Black Roses: The Killing of Sophie Lancaster

Black Roses: The Killing of Sophie Lancaster

Royal Exchange, Manchester

Reviewed by Catherine Smyth September 2012


‘Now, make this known’

Those four words echoed around the auditorium as two actors silently left the stage. The packed audience at Manchester’s Royal Exchange was sitting attentively. They waited for a minute not sure whether to applaud or just to leave the theatre in the same eerie silence.

 

The Radio 4 play has been adapted for stage and presents a powerful real life drama. It gives a voice to the peace-loving unique individual that was Sophie. The 20-year-old gap year student whose life was cruelly stamped out in a gang attack in a Bacup park in 2007.

 

Sophie and her boyfriend Rob Maltby, who followed a Goth-style fashion, had been walking home when they chose to walk into the park. Firstly Rob was attacked by a gang of five. They kicked and stamped on his head and face. Sophie was there next victim and such was the force of the kicks that reigned down on her imprints of the training shoes were left on her face. She died 13 days later. The only reason given for the attack was that they were dressed different to their attackers.

 

Set on a simple stage, the role of Sophie’s mum Sylvia is played by Coronation Street’s Julie Hesmondhalgh. She sits in the centre in an armchair while around her on a raised grass platform and a park bench her daughter Sophie, played by Rachel Austin, struts and strides.

 

Through his sharp and clever poetry, Simon Armitage gives Sophie the chance tell her own story.

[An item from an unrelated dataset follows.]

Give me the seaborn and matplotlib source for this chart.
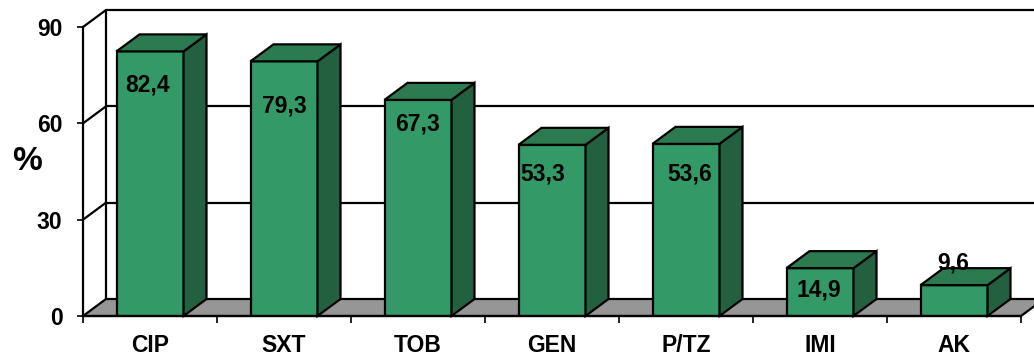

Her Lancashire lilt fills the auditorium with tales of her childhood, but then a subtle sound akin to thunder warns the audience that this story is becoming darker. Every word of the poetry was beautifully delivered as dressed in ripped tights, black lipstick and dark eye make-up, Rachel marches around her mother telling her story.

 

The poetry interweaves with the recollections of Sylvia leaving the audience in no doubt of the very real emotion of the situation. Tears were shed, tissues were hastily removed from bags, men, women, young, old, all were visibly moved by the intimate production.

 

At times it felt as though mother and daughter were talking to one another and I, as an audience member, was an intruder. The tears shed by Julie on stage were genuine.

 

I hope every member of the audience will heed those final words uttered by Rachel and ‘make this known’. The work of the Sophie Lancaster Foundation can only be strengthened by this play being staged. Sophie’s story is one that should not be forgotten and her legacy must be a more tolerant society where prejudice is banished.

 

If this play helps to get that message across I hope to see it staged countrywide, however to maintain its impact it must be kept to similar small venues.